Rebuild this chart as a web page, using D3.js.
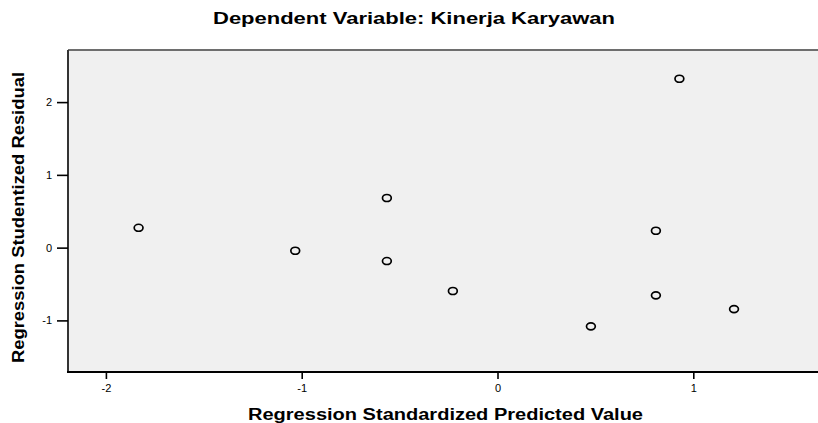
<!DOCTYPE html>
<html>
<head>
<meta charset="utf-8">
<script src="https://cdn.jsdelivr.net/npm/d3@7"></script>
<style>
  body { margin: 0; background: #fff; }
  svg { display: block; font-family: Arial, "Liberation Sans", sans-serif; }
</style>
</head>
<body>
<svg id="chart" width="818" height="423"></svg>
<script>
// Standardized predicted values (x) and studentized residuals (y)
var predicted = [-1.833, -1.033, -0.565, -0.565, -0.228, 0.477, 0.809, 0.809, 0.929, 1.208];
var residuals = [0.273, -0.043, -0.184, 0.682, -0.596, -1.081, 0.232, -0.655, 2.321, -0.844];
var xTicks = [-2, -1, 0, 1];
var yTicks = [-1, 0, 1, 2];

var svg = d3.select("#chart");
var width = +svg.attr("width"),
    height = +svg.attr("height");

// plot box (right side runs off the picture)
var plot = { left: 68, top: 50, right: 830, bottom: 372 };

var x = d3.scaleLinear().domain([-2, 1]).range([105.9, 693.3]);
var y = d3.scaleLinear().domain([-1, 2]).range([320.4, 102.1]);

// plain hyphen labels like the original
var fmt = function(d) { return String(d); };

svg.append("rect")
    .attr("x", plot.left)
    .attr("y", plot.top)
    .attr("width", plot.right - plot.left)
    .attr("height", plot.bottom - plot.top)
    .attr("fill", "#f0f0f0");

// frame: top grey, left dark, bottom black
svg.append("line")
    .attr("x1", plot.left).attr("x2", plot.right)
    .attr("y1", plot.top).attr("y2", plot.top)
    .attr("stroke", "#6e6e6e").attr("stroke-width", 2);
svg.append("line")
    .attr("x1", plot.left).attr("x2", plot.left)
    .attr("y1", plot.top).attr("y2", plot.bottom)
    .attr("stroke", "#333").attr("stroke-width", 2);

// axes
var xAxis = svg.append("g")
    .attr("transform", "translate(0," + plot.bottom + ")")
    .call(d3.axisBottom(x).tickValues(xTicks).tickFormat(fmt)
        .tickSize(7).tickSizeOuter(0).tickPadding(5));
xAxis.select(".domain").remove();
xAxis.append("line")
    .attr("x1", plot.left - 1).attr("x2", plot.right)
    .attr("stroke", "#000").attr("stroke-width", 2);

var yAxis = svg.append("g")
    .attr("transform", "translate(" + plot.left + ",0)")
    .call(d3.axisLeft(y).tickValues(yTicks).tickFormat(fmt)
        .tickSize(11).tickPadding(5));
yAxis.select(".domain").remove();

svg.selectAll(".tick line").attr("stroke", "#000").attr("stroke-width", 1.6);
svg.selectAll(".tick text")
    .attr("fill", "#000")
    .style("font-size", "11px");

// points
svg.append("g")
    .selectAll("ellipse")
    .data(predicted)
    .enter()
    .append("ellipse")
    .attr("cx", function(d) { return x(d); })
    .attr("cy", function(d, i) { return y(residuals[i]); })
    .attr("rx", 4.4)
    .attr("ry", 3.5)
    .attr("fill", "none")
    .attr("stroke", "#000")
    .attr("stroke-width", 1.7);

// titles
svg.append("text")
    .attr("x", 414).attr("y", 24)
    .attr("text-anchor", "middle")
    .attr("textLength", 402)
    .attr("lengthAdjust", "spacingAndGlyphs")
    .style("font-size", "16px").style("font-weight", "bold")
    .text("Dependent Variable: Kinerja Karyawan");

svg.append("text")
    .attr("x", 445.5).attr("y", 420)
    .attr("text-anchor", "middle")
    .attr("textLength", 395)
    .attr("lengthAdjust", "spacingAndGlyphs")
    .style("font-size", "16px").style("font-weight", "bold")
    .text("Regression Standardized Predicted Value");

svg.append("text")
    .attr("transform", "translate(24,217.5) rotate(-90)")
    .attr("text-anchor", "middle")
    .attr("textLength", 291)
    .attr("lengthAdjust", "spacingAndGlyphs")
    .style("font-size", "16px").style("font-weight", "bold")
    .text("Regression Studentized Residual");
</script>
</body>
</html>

## What needs to be done:
Except for the pictures, copy the material above exactly.

## Written response:
Rebuild this chart as a web page, using D3.js.
<!DOCTYPE html>
<html>
<head>
<meta charset="utf-8">
<script src="https://cdn.jsdelivr.net/npm/d3@7"></script>
<style>
  body { margin: 0; background: #fff; }
  svg { display: block; font-family: Arial, "Liberation Sans", sans-serif; }
</style>
</head>
<body>
<svg id="chart" width="818" height="423"></svg>
<script>
// Standardized predicted values (x) and studentized residuals (y)
var predicted = [-1.833, -1.033, -0.565, -0.565, -0.228, 0.477, 0.809, 0.809, 0.929, 1.208];
var residuals = [0.273, -0.043, -0.184, 0.682, -0.596, -1.081, 0.232, -0.655, 2.321, -0.844];
var xTicks = [-2, -1, 0, 1];
var yTicks = [-1, 0, 1, 2];

var svg = d3.select("#chart");
var width = +svg.attr("width"),
    height = +svg.attr("height");

// plot box (right side runs off the picture)
var plot = { left: 68, top: 50, right: 830, bottom: 372 };

var x = d3.scaleLinear().domain([-2, 1]).range([105.9, 693.3]);
var y = d3.scaleLinear().domain([-1, 2]).range([320.4, 102.1]);

// plain hyphen labels like the original
var fmt = function(d) { return String(d); };

svg.append("rect")
    .attr("x", plot.left)
    .attr("y", plot.top)
    .attr("width", plot.right - plot.left)
    .attr("height", plot.bottom - plot.top)
    .attr("fill", "#f0f0f0");

// frame: top grey, left dark, bottom black
svg.append("line")
    .attr("x1", plot.left).attr("x2", plot.right)
    .attr("y1", plot.top).attr("y2", plot.top)
    .attr("stroke", "#6e6e6e").attr("stroke-width", 2);
svg.append("line")
    .attr("x1", plot.left).attr("x2", plot.left)
    .attr("y1", plot.top).attr("y2", plot.bottom)
    .attr("stroke", "#333").attr("stroke-width", 2);

// axes
var xAxis = svg.append("g")
    .attr("transform", "translate(0," + plot.bottom + ")")
    .call(d3.axisBottom(x).tickValues(xTicks).tickFormat(fmt)
        .tickSize(7).tickSizeOuter(0).tickPadding(5));
xAxis.select(".domain").remove();
xAxis.append("line")
    .attr("x1", plot.left - 1).attr("x2", plot.right)
    .attr("stroke", "#000").attr("stroke-width", 2);

var yAxis = svg.append("g")
    .attr("transform", "translate(" + plot.left + ",0)")
    .call(d3.axisLeft(y).tickValues(yTicks).tickFormat(fmt)
        .tickSize(11).tickPadding(5));
yAxis.select(".domain").remove();

svg.selectAll(".tick line").attr("stroke", "#000").attr("stroke-width", 1.6);
svg.selectAll(".tick text")
    .attr("fill", "#000")
    .style("font-size", "11px");

// points
svg.append("g")
    .selectAll("ellipse")
    .data(predicted)
    .enter()
    .append("ellipse")
    .attr("cx", function(d) { return x(d); })
    .attr("cy", function(d, i) { return y(residuals[i]); })
    .attr("rx", 4.4)
    .attr("ry", 3.5)
    .attr("fill", "none")
    .attr("stroke", "#000")
    .attr("stroke-width", 1.7);

// titles
svg.append("text")
    .attr("x", 414).attr("y", 24)
    .attr("text-anchor", "middle")
    .attr("textLength", 402)
    .attr("lengthAdjust", "spacingAndGlyphs")
    .style("font-size", "16px").style("font-weight", "bold")
    .text("Dependent Variable: Kinerja Karyawan");

svg.append("text")
    .attr("x", 445.5).attr("y", 420)
    .attr("text-anchor", "middle")
    .attr("textLength", 395)
    .attr("lengthAdjust", "spacingAndGlyphs")
    .style("font-size", "16px").style("font-weight", "bold")
    .text("Regression Standardized Predicted Value");

svg.append("text")
    .attr("transform", "translate(24,217.5) rotate(-90)")
    .attr("text-anchor", "middle")
    .attr("textLength", 291)
    .attr("lengthAdjust", "spacingAndGlyphs")
    .style("font-size", "16px").style("font-weight", "bold")
    .text("Regression Studentized Residual");
</script>
</body>
</html>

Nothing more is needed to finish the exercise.